*REQUIRED WORK:*
Gather, from the data below, each line in which the word "React" occurs.

*AVAILABLE DATA:*
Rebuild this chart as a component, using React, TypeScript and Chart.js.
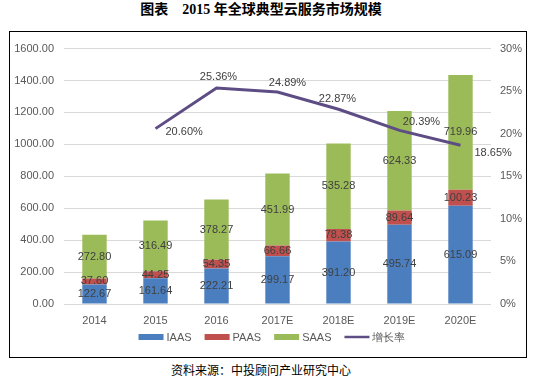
import React, { useEffect, useRef } from "react";
import { Chart, registerables } from "chart.js";

Chart.register(...registerables);

const categories = ["2014", "2015", "2016", "2017E", "2018E", "2019E", "2020E"];
const iaas = [122.67, 161.64, 222.21, 299.17, 391.2, 495.74, 615.09];
const paas = [37.6, 44.25, 54.35, 66.66, 78.38, 89.64, 100.23];
const saas = [272.8, 316.49, 378.27, 451.99, 535.28, 624.33, 719.96];
const growth: (number | null)[] = [null, 20.6, 25.36, 24.89, 22.87, 20.39, 18.65];
const leftTicks = [0, 200, 400, 600, 800, 1000, 1200, 1400, 1600];
const rightTicks = [0, 5, 10, 15, 20, 25, 30];

const seriesNames = ["IAAS", "PAAS", "SAAS", "增长率"];
const colors = ["#4a7ebf", "#c0504d", "#9bbb59", "#5e4d85"];
// label placement for growth labels: [dx, dy, align]
const growthLabelPos: [number, number, CanvasTextAlign][] = [
  [0, 0, "center"],
  [10, 3, "left"],
  [2, -11, "center"],
  [10, -9, "center"],
  [-1, -10, "center"],
  [22, -8, "center"],
  [14, 8, "left"],
];

const FONT = "'Liberation Sans', Arial, sans-serif";
const TXT = "#595959";

const labelPlugin = {
  id: "labels",
  afterDatasetsDraw(chart: any) {
    const ctx = chart.ctx;
    ctx.save();
    ctx.font = `11px ${FONT}`;
    ctx.textBaseline = "middle";
    [0, 1, 2].forEach((di) => {
      const meta = chart.getDatasetMeta(di);
      const data = chart.data.datasets[di].data as number[];
      meta.data.forEach((el: any, i: number) => {
        const y = (el.y + el.base) / 2;
        ctx.textAlign = "center";
        ctx.fillStyle = "#404040";
        ctx.fillText(data[i].toFixed(2), el.x, y);
      });
    });
    const lm = chart.getDatasetMeta(3);
    lm.data.forEach((el: any, i: number) => {
      const v = growth[i];
      if (v == null) return;
      const [dx, dy, al] = growthLabelPos[i];
      ctx.textAlign = al;
      ctx.fillStyle = "#404040";
      ctx.fillText(v.toFixed(2) + "%", el.x + dx, el.y + dy);
    });
    // legend
    const items = seriesNames.map((n, i) => ({ n, c: colors[i], line: i === 3 }));
    ctx.font = `11px ${FONT}`;
    const boxW = 25;
    const gap = 3;
    const spacing = 13;
    const widths = items.map((it) => boxW + gap + ctx.measureText(it.n).width);
    const total = widths.reduce((a, b) => a + b, 0) + spacing * (items.length - 1);
    let x = (chart.width - total) / 2 + 4;
    const ly = 305;
    items.forEach((it, i) => {
      if (it.line) {
        ctx.strokeStyle = it.c;
        ctx.lineWidth = 2.5;
        ctx.beginPath();
        ctx.moveTo(x, ly);
        ctx.lineTo(x + boxW, ly);
        ctx.stroke();
      } else {
        ctx.fillStyle = it.c;
        ctx.fillRect(x, ly - 3, boxW, 6);
      }
      ctx.fillStyle = TXT;
      ctx.textAlign = "left";
      ctx.fillText(it.n, x + boxW + gap, ly + 1);
      x += widths[i] + spacing;
    });
    ctx.restore();
  },
};

export default function App() {
  const ref = useRef<HTMLCanvasElement>(null);
  useEffect(() => {
    const chart = new Chart(ref.current!, {
      type: "bar",
      data: {
        labels: categories,
        datasets: [
          { label: seriesNames[0], data: iaas, backgroundColor: colors[0], yAxisID: "y", stack: "s", barPercentage: 0.4, categoryPercentage: 1, order: 2 },
          { label: seriesNames[1], data: paas, backgroundColor: colors[1], yAxisID: "y", stack: "s", barPercentage: 0.4, categoryPercentage: 1, order: 2 },
          { label: seriesNames[2], data: saas, backgroundColor: colors[2], yAxisID: "y", stack: "s", barPercentage: 0.4, categoryPercentage: 1, order: 2 },
          {
            type: "line",
            label: seriesNames[3],
            data: growth,
            borderColor: colors[3],
            backgroundColor: colors[3],
            borderWidth: 3,
            pointRadius: 0,
            tension: 0,
            yAxisID: "y1",
            order: 1,
          } as any,
        ],
      },
      options: {
        animation: false,
        responsive: false,
        maintainAspectRatio: false,
        layout: { padding: { top: 10, left: 0, right: 0, bottom: 0 } },
        plugins: { legend: { display: false }, tooltip: { enabled: false } },
        scales: {
          x: {
            stacked: true,
            grid: { display: false, drawTicks: false },
            border: { display: false },
            ticks: { font: { size: 11, family: FONT }, color: TXT, padding: 10 },
            afterFit: (s: any) => { s.height = 53; },
          },
          y: {
            stacked: true,
            position: "left",
            min: leftTicks[0],
            max: leftTicks[leftTicks.length - 1],
            afterBuildTicks: (s: any) => { s.ticks = leftTicks.map((v) => ({ value: v })); },
            grid: { color: "#d9d9d9", drawTicks: false },
            border: { display: false },
            ticks: { font: { size: 11, family: FONT }, color: TXT, padding: 10, callback: (v: any) => Number(v).toFixed(2) },
            afterFit: (s: any) => { s.width = 54; },
          },
          y1: {
            position: "right",
            min: rightTicks[0],
            max: rightTicks[rightTicks.length - 1],
            afterBuildTicks: (s: any) => { s.ticks = rightTicks.map((v) => ({ value: v })); },
            grid: { display: false, drawTicks: false },
            border: { display: false },
            ticks: { font: { size: 11, family: FONT }, color: TXT, padding: 9, callback: (v: any) => v + "%" },
            afterFit: (s: any) => { s.width = 35; },
          },
        },
      },
      plugins: [labelPlugin],
    });
    return () => chart.destroy();
  }, []);

  return (
    <div style={{ position: "fixed", left: 0, top: 0, width: 536, height: 384, background: "#fff" }}>
      <div
        style={{
          position: "absolute",
          left: 0,
          top: 2,
          width: 522,
          textAlign: "center",
          fontFamily: "'Liberation Serif', 'Noto Sans CJK SC', serif",
          fontWeight: "bold",
          fontSize: 14,
          lineHeight: "16px",
          color: "#000",
        }}
      >
        图表　2015 年全球典型云服务市场规模
      </div>
      <div
        style={{
          position: "absolute",
          left: 9,
          top: 31,
          width: 516,
          height: 325,
          border: "1px solid #000",
        }}
      >
        <canvas ref={ref} width={516} height={325} style={{ display: "block", width: 516, height: 325 }} />
      </div>
      <div
        style={{
          position: "absolute",
          left: 0,
          top: 362,
          width: 522,
          textAlign: "center",
          fontFamily: "'Noto Sans CJK SC', sans-serif",
          fontSize: 12,
          lineHeight: "16px",
          color: "#000",
        }}
      >
        资料来源：中投顾问产业研究中心
      </div>
    </div>
  );
}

*EXERCISE SOLUTION:*
Rebuild this chart as a component, using React, TypeScript and Chart.js.
import React, { useEffect, useRef } from "react";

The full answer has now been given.